The NHS commissioning system is forecast to miss its target surplus by £184m in 2014-15, with much of the overspend attributed to the spiralling cost of the cancer drugs fund.

A finance report that will go to NHS England’s board meeting this week states that commissioners across England are forecasting a cumulative surplus of £283m against a planned surplus of £467m.

Paul Baumann

Paul Baumann told MPs last week of a predicted £500m deficit for providers

This would represent a reduction by two thirds of the £867m surplus that the commissioning system retained in 2013-14.

The report adds that commissioners have identified measures to reduce spending, but these still leave a “risk adjusted” forecast overspend against plan of £122m.

An NHS England spokeswoman told HSJ it was working on “further mitigations” and expected those to be sufficient to close the remaining gap.

The forecast is driven principally by pressure on NHS England’s specialised commissioning budget, which is expected to be £167m in the red this year.

The report states that “more than half of the overspend so far this year relates to the cancer drugs fund”.

Figures released to HSJ under the Freedom of Information Act show that nearly two thirds of the £66m specialised commissioning deficit recorded in the first half of 2014-15 was due to cancer drusg fund overspending.

By the end of September, NHS England had spent £180m on drugs paid for through the fund, against an allocation of £140m for that period.

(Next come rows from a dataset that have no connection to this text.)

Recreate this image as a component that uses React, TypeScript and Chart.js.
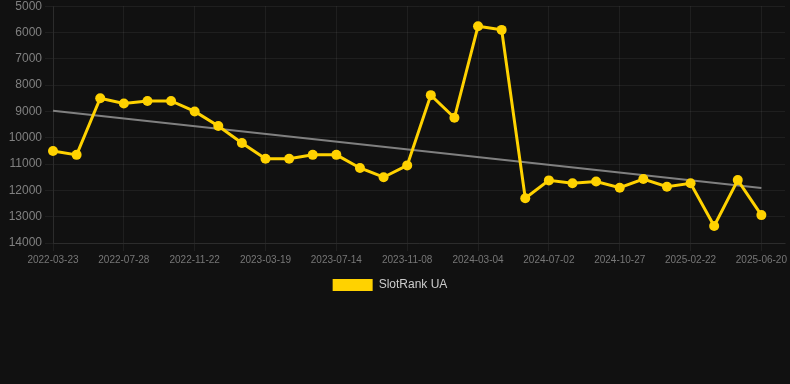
import React, { useEffect, useRef } from "react";
import { Chart, registerables } from "chart.js";

Chart.register(...registerables);

const dates: string[] = [
  "2022-03-23", "2022-05-04", "2022-06-15",
  "2022-07-28", "2022-09-06", "2022-10-14",
  "2022-11-22", "2023-01-01", "2023-02-08",
  "2023-03-19", "2023-04-27", "2023-06-05",
  "2023-07-14", "2023-08-22", "2023-09-30",
  "2023-11-08", "2023-12-17", "2024-01-25",
  "2024-03-04", "2024-04-12", "2024-05-23",
  "2024-07-02", "2024-08-10", "2024-09-18",
  "2024-10-27", "2024-12-05", "2025-01-13",
  "2025-02-22", "2025-04-02", "2025-05-11",
  "2025-06-20", "",
];

const rankValues: (number | null)[] = [
  10500, 10650, 8500, 8700, 8600, 8600, 9000, 9550, 10200, 10800,
  10800, 10650, 10650, 11150, 11500, 11050, 8380, 9240, 5760, 5900,
  12300, 11620, 11730, 11660, 11900, 11570, 11860, 11730, 13355, 11610,
  12940, null,
];

const trendStart = 8975;
const trendEnd = 11910;

const yTicks = { min: 5000, max: 14000, step: 1000 };

const seriesLabel = "SlotRank UA";

export default function App() {
  const canvasRef = useRef<HTMLCanvasElement | null>(null);

  useEffect(() => {
    if (!canvasRef.current) return;
    const lastIdx = rankValues.length - 2;
    const trendValues: (number | null)[] = rankValues.map((_, i) =>
      i === 0 ? trendStart : i === lastIdx ? trendEnd : null
    );
    const font = "Arial, 'Liberation Sans', Helvetica, sans-serif";
    const gridColor = "rgba(255,255,255,0.06)";
    const legendShift = {
      id: "legendShift",
      afterLayout(ch: any) {
        if (ch.legend) {
          ch.legend.left -= 4;
          ch.legend.right -= 4;
        }
      },
    };
    const chart = new Chart(canvasRef.current, {
      type: "line",
      data: {
        labels: dates,
        datasets: [
          {
            label: seriesLabel,
            data: rankValues,
            borderColor: "#FFD200",
            backgroundColor: "#FFD200",
            pointBackgroundColor: "#FFD200",
            pointBorderColor: "#FFD200",
            borderWidth: 3,
            pointRadius: 5,
            pointBorderWidth: 0,
            tension: 0,
          },
          {
            label: "trend",
            data: trendValues,
            borderColor: "#808080",
            backgroundColor: "#808080",
            borderWidth: 2,
            pointRadius: 0,
            spanGaps: true,
          },
        ],
      },
      options: {
        animation: false,
        responsive: true,
        maintainAspectRatio: false,
        layout: { padding: { left: 0, right: 2, top: 0, bottom: 0 } },
        plugins: {
          legend: {
            position: "bottom",
            labels: {
              color: "#cccccc",
              font: { family: font, size: 12 },
              boxWidth: 40,
              boxHeight: 12,
              filter: (item) => item.text === seriesLabel,
              generateLabels: (ch) =>
                Chart.defaults.plugins.legend.labels
                  .generateLabels(ch)
                  .map((it) => ({ ...it, lineWidth: 0 })),
            },
          },
          tooltip: { enabled: false },
        },
        scales: {
          x: {
            ticks: {
              autoSkip: false,
              maxRotation: 0,
              color: "#777777",
              font: { family: font, size: 10 },
              callback: (_v, i) => (i % 3 === 0 ? dates[i] : ""),
            },
            grid: {
              color: (ctx) => (ctx.index % 3 === 0 ? gridColor : "rgba(0,0,0,0)"),
              tickColor: (ctx) => (ctx.index % 3 === 0 ? gridColor : "rgba(0,0,0,0)"),
            },
            border: { color: gridColor },
          },
          y: {
            reverse: true,
            min: yTicks.min,
            max: yTicks.max,
            ticks: {
              stepSize: yTicks.step,
              color: "#808080",
              font: { family: font, size: 12 },
              callback: (v) => String(v),
            },
            grid: { color: gridColor, tickColor: gridColor },
            border: { color: gridColor },
            afterFit: (scale) => {
              scale.width = 53;
            },
          },
        },
      },
      plugins: [legendShift],
    });
    return () => chart.destroy();
  }, []);

  return (
    <div
      style={{
        position: "absolute",
        left: 0,
        top: 0,
        width: 790,
        height: 384,
        background: "#111111",
        overflow: "hidden",
      }}
    >
      <div style={{ position: "absolute", left: 0, top: -4, width: 790, height: 305 }}>
        <canvas ref={canvasRef} />
      </div>
    </div>
  );
}
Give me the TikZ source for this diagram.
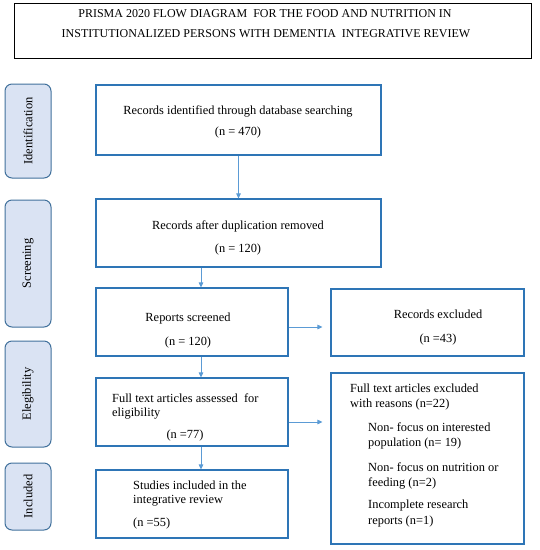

In 2013-14 the £200m fund was overspent by £30m.

Critics of the fund, which was launched by the coalition in 2010, argue that it reduces the incentives for drug manufacturers to cut prices.

The £184m projected overspend for the commissioning system overall is small relative to its £98bn budget.

However, any shortfall could be significant this year, because the health service overall is at risk of tipping into deficit.

NHS England chief financial officer Paul Baumann last week told MPs that the latest forecast for the NHS provider sector was a deficit of around £500m.

NHS England’s planned £467m surplus would not quite be enough to offset such a deficit and would need an underspend in the Department of Health’s centrally held budget to keep the system overall in the black.  

Mr Baumann told the Commons health committee “the total vote is delicately poised between being in balance and not quite in balance” in 2014-15.

NHS England’s finance report states that it is looking for “additional measures to close the remaining £122m gap” in its forecast, with a focus on “further reductions” in its administration and central programme budgets.

An NHS England spokeswoman added: “We expect [these options] to be sufficient to enable us to achieve our financial objectives, ending the year with a cumulative surplus of £467m.”